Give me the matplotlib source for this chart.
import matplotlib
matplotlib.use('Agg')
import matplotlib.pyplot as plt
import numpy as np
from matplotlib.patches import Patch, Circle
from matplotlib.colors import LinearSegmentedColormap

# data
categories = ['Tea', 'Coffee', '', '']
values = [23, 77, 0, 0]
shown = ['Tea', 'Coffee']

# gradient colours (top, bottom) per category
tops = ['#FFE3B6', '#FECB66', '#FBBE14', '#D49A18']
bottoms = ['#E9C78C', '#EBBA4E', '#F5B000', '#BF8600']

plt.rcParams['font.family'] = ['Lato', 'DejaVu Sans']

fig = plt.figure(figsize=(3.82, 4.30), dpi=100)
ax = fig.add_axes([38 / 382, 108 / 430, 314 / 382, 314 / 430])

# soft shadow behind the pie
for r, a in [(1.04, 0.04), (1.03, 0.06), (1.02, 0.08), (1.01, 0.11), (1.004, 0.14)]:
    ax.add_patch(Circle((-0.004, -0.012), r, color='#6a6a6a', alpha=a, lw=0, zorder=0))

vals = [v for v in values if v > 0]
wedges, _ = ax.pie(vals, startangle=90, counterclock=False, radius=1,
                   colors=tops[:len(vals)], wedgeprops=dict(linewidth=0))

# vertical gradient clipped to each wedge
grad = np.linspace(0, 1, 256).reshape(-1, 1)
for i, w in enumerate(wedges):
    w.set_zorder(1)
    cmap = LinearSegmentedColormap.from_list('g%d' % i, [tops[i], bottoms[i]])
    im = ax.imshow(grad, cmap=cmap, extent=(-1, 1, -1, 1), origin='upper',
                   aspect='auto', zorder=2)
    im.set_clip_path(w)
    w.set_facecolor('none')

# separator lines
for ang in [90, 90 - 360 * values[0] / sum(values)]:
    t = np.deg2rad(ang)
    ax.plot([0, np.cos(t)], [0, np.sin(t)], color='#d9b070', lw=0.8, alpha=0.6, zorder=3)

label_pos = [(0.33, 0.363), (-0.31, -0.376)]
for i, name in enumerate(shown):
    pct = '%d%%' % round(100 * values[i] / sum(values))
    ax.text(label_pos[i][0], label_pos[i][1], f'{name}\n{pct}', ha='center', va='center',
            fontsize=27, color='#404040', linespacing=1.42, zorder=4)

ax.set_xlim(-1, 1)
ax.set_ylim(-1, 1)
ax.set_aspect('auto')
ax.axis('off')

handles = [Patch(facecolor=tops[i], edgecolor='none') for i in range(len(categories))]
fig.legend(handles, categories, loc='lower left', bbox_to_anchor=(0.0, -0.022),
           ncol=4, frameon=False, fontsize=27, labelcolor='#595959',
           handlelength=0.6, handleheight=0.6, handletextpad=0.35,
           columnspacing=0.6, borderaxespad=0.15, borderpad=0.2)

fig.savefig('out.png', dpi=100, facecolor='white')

——————————

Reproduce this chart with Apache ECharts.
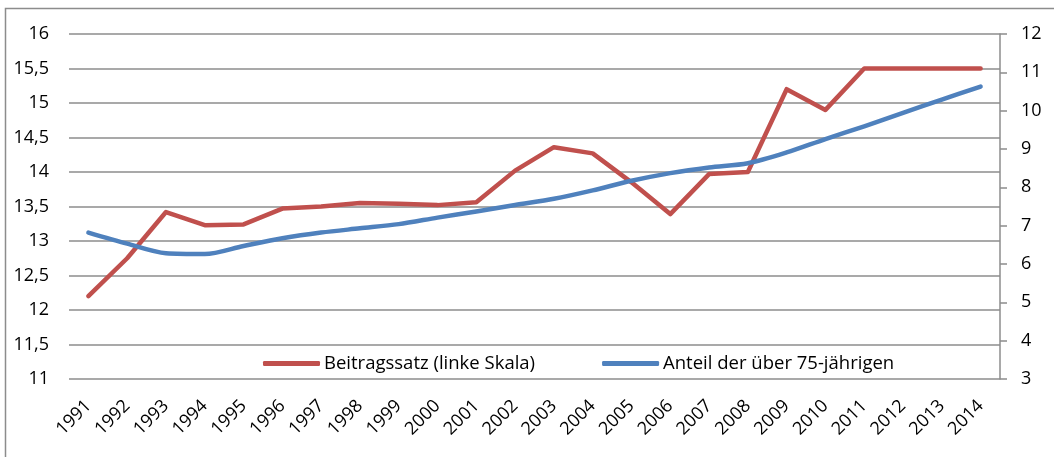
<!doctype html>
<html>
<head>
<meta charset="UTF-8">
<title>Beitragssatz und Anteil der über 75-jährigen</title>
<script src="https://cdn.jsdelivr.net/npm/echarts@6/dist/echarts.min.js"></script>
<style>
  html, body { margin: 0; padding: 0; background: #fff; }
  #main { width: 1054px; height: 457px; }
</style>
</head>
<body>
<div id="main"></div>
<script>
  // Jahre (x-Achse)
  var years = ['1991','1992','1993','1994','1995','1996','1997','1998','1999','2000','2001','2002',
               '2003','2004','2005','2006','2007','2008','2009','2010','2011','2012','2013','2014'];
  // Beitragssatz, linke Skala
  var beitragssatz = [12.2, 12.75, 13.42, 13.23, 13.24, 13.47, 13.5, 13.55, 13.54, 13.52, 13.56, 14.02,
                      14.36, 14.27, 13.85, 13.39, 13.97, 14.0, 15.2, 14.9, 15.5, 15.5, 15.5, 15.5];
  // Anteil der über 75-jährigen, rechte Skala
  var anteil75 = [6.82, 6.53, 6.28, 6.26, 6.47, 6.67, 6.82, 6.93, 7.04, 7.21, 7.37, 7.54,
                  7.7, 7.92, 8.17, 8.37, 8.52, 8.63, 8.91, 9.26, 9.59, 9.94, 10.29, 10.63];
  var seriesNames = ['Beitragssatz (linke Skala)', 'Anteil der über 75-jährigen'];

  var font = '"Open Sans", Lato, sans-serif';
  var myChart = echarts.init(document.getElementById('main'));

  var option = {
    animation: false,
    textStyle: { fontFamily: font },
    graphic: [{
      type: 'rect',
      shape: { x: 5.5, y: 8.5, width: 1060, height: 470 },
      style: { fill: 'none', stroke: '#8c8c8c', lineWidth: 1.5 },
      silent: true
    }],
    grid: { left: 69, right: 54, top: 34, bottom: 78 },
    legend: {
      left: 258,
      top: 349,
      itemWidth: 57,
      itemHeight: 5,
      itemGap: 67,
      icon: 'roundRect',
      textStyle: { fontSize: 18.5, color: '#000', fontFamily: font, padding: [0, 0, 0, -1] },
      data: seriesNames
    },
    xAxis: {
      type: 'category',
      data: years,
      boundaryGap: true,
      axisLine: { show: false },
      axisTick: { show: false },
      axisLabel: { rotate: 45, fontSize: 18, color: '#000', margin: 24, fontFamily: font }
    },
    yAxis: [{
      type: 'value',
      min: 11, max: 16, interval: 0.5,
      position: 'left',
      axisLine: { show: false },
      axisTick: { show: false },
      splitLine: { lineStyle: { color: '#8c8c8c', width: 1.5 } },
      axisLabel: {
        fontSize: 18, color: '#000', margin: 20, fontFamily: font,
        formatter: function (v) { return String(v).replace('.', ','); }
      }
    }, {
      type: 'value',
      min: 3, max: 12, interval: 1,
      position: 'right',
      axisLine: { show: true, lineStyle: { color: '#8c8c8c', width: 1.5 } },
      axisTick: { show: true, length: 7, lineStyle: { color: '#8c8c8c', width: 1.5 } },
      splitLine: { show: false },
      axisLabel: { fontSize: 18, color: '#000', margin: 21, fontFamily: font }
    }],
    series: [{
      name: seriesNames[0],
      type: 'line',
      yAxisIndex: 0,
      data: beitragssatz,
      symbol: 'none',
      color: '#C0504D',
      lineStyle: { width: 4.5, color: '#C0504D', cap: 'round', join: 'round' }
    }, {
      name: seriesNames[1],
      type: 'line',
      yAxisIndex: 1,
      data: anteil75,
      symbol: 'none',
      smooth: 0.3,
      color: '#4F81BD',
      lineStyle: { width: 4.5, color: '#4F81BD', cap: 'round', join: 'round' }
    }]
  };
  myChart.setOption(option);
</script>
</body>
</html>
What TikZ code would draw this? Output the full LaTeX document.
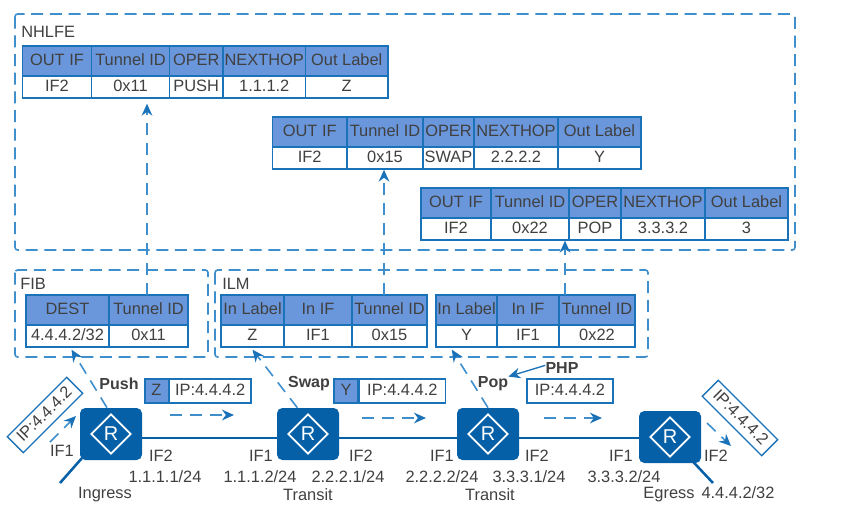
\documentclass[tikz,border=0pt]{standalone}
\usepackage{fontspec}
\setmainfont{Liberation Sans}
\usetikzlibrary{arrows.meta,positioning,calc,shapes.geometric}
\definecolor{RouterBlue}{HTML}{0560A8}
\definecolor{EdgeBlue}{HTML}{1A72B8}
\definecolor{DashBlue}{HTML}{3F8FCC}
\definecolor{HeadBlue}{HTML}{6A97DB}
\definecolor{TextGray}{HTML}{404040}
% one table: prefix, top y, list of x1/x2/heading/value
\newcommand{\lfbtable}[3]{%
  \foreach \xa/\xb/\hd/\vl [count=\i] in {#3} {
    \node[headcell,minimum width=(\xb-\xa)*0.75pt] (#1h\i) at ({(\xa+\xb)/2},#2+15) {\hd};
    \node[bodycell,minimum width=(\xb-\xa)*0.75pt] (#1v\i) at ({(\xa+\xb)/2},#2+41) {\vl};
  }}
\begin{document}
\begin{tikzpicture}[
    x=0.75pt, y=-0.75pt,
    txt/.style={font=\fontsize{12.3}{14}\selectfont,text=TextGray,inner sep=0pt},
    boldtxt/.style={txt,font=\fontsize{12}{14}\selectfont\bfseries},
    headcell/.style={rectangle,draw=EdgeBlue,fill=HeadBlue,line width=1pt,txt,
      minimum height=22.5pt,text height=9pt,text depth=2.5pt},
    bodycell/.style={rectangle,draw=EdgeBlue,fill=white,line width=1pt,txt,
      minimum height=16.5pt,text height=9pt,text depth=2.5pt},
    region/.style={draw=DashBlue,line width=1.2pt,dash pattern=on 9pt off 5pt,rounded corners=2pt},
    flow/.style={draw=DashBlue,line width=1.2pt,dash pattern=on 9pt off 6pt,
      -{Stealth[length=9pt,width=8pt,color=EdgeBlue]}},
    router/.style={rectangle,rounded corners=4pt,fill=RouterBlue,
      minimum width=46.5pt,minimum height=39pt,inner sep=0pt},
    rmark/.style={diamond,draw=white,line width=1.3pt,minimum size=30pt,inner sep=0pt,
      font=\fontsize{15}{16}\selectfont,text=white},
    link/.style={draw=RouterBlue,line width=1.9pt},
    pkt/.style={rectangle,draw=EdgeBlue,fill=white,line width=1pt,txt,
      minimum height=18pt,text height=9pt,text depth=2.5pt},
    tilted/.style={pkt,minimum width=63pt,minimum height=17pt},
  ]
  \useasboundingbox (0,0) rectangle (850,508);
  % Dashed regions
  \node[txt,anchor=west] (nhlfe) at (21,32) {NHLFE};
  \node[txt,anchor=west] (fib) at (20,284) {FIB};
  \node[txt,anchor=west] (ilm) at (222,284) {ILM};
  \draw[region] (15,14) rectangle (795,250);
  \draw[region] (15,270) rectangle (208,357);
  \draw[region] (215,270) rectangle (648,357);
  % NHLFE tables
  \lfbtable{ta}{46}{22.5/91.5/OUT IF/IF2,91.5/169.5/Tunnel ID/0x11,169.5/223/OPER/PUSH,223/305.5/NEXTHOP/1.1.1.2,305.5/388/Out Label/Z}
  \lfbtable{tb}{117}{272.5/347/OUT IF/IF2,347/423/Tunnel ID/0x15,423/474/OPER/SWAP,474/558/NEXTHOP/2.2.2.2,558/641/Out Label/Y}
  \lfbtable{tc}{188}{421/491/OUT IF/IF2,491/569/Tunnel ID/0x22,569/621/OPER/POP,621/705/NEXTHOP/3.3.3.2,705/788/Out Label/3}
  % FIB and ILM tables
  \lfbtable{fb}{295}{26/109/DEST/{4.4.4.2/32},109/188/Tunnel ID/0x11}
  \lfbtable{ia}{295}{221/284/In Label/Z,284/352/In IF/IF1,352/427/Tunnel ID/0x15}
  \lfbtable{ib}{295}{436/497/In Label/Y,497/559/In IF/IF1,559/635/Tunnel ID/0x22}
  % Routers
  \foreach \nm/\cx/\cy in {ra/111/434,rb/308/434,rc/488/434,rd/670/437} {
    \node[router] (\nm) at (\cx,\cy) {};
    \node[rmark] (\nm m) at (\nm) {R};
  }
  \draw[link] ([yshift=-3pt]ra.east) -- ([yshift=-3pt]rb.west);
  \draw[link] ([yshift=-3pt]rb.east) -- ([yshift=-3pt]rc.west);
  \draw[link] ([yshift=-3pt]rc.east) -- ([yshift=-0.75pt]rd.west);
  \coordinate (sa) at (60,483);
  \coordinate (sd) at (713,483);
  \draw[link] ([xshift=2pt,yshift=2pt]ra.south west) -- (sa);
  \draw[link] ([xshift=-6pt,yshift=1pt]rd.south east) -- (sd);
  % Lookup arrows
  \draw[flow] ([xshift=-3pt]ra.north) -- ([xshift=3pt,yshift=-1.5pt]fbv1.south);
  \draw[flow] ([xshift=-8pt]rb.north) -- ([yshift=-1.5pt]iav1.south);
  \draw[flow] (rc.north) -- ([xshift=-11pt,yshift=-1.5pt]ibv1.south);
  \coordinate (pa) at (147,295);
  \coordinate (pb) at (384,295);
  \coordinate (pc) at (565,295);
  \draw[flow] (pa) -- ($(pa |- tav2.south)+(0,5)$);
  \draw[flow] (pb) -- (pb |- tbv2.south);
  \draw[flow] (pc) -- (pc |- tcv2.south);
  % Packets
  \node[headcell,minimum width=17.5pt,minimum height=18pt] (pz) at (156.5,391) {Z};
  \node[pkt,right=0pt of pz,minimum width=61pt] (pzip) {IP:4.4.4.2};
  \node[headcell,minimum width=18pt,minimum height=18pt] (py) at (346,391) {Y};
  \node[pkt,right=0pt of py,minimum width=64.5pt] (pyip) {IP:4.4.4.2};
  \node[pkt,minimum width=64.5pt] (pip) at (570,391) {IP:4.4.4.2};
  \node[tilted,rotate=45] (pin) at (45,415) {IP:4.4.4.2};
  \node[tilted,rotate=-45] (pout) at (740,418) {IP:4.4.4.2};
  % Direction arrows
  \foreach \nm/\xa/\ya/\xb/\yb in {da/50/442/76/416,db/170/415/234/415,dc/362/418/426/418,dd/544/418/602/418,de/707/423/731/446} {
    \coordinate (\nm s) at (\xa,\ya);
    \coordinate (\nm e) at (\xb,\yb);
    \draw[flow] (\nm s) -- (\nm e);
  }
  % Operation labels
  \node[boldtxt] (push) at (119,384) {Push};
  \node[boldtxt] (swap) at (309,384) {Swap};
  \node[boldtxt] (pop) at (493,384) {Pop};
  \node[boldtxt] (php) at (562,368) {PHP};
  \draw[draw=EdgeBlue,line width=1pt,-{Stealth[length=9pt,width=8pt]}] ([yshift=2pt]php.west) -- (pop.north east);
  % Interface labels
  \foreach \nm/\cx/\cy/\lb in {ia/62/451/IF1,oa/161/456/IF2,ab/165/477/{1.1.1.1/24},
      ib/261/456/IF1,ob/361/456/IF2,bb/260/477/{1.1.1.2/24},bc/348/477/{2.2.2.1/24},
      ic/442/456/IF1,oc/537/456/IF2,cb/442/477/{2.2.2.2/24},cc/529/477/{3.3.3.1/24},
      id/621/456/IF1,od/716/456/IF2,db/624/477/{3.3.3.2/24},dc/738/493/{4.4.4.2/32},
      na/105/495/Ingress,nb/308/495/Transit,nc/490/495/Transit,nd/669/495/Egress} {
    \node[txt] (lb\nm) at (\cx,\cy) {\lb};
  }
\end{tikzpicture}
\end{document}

——————————

> **Work to do**: Transcribe exactly, and only, the lines beginning at the line containing "Give me the matplotlib source for this chart." and ending at the line containing "plt.rcParams['font.family'] = ['Lato', 'DejaVu", both inclusive.

> **Result of this task**:
Give me the matplotlib source for this chart.
import matplotlib
matplotlib.use('Agg')
import matplotlib.pyplot as plt
import numpy as np
from matplotlib.patches import Patch, Circle
from matplotlib.colors import LinearSegmentedColormap

# data
categories = ['Tea', 'Coffee', '', '']
values = [23, 77, 0, 0]
shown = ['Tea', 'Coffee']

# gradient colours (top, bottom) per category
tops = ['#FFE3B6', '#FECB66', '#FBBE14', '#D49A18']
bottoms = ['#E9C78C', '#EBBA4E', '#F5B000', '#BF8600']

plt.rcParams['font.family'] = ['Lato', 'DejaVu Sans']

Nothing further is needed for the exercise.